Input data:
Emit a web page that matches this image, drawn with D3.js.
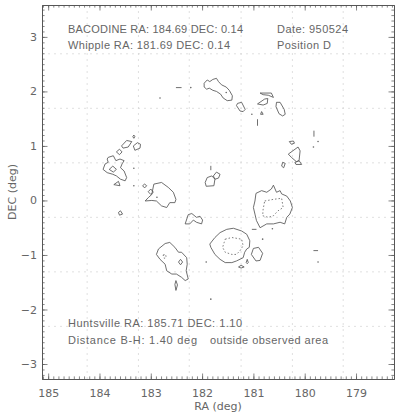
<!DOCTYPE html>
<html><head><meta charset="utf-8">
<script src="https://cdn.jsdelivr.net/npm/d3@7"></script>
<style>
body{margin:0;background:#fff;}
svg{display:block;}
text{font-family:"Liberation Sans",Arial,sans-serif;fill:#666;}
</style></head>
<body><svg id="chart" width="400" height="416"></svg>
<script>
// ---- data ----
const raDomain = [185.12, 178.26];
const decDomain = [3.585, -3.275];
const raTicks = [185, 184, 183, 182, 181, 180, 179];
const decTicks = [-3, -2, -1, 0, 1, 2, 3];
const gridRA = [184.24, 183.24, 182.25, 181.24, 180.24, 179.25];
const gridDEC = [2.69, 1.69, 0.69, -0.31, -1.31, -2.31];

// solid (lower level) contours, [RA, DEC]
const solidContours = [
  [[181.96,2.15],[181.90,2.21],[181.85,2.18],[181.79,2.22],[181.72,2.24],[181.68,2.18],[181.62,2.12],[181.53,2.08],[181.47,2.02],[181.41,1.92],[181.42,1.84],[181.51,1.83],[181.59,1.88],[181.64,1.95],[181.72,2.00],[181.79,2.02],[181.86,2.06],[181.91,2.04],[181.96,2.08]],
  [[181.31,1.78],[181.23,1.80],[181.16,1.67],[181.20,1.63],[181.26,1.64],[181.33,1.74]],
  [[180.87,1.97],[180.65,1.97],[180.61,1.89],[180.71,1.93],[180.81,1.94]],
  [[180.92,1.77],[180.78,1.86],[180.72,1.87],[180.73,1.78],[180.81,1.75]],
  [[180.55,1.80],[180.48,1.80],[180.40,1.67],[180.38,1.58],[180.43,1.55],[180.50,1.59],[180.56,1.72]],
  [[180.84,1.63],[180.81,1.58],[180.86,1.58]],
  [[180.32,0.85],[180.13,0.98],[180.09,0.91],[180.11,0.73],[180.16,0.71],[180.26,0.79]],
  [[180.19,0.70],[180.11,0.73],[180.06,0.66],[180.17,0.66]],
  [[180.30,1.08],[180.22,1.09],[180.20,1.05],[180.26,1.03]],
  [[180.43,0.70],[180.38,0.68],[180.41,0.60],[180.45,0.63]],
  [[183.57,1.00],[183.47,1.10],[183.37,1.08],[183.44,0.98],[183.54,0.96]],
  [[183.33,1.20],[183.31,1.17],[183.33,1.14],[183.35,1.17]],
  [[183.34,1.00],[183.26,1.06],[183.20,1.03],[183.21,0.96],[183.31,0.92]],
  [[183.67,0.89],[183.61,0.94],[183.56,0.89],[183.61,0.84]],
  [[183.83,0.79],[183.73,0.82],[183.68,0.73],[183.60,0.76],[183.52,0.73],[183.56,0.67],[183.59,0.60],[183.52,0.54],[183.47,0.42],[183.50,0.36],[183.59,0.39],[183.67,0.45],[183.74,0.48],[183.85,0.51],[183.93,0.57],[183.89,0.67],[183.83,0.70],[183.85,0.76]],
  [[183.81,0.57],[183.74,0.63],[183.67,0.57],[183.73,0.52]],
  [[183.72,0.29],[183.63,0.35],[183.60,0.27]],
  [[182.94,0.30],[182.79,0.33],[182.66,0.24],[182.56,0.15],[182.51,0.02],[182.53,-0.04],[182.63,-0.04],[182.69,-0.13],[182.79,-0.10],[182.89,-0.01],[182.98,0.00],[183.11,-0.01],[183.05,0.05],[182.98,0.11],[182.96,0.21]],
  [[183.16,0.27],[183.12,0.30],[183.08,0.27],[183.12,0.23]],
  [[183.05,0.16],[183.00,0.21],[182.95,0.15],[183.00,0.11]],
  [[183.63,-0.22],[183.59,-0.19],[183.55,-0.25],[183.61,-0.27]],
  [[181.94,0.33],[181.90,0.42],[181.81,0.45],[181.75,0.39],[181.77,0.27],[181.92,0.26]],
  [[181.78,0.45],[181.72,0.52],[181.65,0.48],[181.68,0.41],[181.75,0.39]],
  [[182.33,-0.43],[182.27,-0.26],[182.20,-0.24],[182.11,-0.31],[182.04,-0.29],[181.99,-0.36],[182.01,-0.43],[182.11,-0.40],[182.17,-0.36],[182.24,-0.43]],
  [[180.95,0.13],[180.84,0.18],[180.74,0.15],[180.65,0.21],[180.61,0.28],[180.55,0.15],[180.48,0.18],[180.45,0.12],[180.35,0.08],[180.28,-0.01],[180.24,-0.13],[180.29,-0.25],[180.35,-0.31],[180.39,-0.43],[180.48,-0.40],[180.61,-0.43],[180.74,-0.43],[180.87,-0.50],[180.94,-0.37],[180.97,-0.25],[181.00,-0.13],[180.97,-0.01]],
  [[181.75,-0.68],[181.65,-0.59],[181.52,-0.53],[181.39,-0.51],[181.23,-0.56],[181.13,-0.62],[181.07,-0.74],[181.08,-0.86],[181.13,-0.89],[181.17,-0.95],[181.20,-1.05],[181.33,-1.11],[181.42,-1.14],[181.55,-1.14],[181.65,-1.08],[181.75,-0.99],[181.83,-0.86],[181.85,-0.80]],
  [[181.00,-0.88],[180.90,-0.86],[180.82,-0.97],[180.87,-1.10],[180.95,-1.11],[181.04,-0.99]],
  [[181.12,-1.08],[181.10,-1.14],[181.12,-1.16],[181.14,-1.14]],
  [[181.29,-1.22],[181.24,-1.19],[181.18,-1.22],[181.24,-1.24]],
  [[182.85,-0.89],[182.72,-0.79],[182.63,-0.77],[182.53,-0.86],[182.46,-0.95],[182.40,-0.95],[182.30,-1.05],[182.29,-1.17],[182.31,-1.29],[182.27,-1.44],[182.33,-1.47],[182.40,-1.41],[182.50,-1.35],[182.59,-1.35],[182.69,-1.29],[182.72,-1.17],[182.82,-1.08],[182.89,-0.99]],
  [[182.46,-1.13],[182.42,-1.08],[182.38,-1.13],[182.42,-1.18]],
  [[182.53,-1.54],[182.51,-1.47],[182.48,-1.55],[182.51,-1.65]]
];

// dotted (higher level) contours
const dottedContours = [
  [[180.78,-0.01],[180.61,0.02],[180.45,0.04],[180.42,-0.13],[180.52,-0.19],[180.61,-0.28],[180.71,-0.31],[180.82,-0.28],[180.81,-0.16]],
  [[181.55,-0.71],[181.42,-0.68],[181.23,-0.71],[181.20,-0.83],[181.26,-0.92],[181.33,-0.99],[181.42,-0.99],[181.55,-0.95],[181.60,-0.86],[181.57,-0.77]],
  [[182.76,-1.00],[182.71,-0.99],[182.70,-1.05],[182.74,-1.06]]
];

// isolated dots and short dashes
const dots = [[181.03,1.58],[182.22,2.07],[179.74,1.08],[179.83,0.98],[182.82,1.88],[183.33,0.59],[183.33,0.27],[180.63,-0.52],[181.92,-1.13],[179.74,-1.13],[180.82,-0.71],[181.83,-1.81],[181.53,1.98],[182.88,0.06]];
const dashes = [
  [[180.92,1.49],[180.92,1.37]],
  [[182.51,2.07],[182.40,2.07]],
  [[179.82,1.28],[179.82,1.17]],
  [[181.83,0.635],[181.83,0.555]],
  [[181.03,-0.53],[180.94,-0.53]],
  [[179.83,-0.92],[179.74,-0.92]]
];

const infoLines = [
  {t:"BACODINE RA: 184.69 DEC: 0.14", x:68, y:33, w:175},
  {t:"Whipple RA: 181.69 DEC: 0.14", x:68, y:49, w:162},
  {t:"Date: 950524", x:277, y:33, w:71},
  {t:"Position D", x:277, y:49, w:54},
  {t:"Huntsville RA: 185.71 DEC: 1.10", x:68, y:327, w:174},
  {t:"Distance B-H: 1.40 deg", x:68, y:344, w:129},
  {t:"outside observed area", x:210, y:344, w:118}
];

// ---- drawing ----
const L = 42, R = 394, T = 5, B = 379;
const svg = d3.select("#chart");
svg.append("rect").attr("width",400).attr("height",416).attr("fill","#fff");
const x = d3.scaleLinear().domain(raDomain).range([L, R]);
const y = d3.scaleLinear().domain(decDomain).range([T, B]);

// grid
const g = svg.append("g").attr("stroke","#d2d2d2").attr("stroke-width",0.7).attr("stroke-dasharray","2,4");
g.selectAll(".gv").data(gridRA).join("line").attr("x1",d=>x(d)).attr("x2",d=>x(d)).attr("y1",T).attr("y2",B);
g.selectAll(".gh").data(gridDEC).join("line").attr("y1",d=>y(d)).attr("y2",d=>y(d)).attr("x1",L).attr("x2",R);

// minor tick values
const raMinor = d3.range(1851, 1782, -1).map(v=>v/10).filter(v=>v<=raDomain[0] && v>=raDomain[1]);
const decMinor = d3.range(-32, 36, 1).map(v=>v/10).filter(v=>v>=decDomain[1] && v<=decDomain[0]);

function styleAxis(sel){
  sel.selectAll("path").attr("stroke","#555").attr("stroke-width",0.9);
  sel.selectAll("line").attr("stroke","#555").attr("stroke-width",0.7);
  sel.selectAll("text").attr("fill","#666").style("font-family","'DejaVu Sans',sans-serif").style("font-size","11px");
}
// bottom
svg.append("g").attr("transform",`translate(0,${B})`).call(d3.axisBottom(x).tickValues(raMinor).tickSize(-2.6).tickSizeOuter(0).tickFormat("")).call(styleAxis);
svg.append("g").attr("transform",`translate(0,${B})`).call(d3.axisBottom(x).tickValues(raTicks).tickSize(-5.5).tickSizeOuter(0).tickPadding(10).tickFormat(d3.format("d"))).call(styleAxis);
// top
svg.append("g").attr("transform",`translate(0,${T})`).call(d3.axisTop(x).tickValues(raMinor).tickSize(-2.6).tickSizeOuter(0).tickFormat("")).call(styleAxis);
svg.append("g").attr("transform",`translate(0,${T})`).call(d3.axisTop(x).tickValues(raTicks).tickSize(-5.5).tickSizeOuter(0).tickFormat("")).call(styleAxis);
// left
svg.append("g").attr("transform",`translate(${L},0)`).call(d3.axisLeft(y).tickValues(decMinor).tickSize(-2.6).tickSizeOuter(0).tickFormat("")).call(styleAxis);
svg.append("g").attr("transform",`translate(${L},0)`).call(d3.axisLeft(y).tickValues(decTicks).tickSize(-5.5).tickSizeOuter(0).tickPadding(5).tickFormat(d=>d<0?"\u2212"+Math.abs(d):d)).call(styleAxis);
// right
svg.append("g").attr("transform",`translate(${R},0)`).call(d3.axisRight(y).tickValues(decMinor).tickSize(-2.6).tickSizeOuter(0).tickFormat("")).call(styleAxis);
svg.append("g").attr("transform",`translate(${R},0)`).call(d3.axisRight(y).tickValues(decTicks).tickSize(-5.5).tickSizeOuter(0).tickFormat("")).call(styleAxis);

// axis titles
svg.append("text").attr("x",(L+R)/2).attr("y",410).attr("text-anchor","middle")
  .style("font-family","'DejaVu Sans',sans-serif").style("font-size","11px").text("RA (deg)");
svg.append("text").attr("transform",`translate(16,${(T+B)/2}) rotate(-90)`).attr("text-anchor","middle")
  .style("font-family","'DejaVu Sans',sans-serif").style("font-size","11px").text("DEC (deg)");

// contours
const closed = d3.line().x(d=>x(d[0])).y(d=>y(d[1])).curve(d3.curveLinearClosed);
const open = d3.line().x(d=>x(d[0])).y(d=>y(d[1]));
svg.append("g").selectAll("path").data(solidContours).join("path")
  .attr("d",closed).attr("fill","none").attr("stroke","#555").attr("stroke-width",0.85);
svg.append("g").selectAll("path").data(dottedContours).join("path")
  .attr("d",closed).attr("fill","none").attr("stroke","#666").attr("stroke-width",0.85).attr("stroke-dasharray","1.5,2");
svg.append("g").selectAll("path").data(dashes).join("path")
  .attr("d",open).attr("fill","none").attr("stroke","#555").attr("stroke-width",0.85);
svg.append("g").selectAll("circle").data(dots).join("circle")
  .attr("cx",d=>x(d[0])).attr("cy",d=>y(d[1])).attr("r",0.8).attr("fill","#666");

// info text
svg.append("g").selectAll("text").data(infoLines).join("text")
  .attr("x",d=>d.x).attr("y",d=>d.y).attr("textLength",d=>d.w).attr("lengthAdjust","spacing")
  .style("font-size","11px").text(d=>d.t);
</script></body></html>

* * *

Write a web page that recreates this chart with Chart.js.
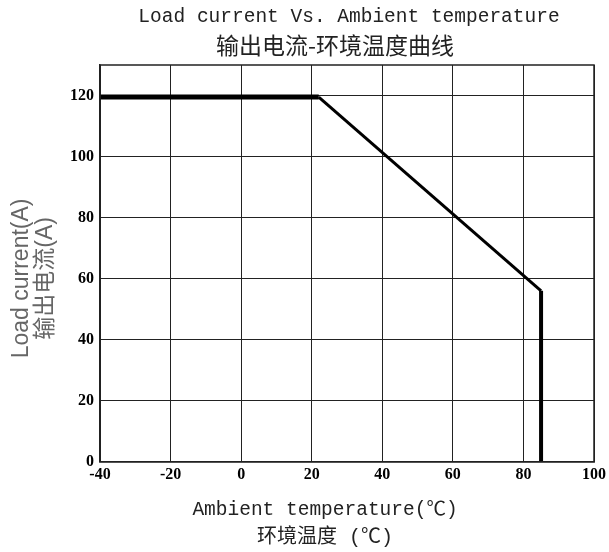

Set problem: Extract every line above that contains the word "chart".

Task answer:
<body><svg id="chart" width="400" height="416"></svg>
const svg = d3.select("#chart");
Write a web page that recreates this chart with Chart.js.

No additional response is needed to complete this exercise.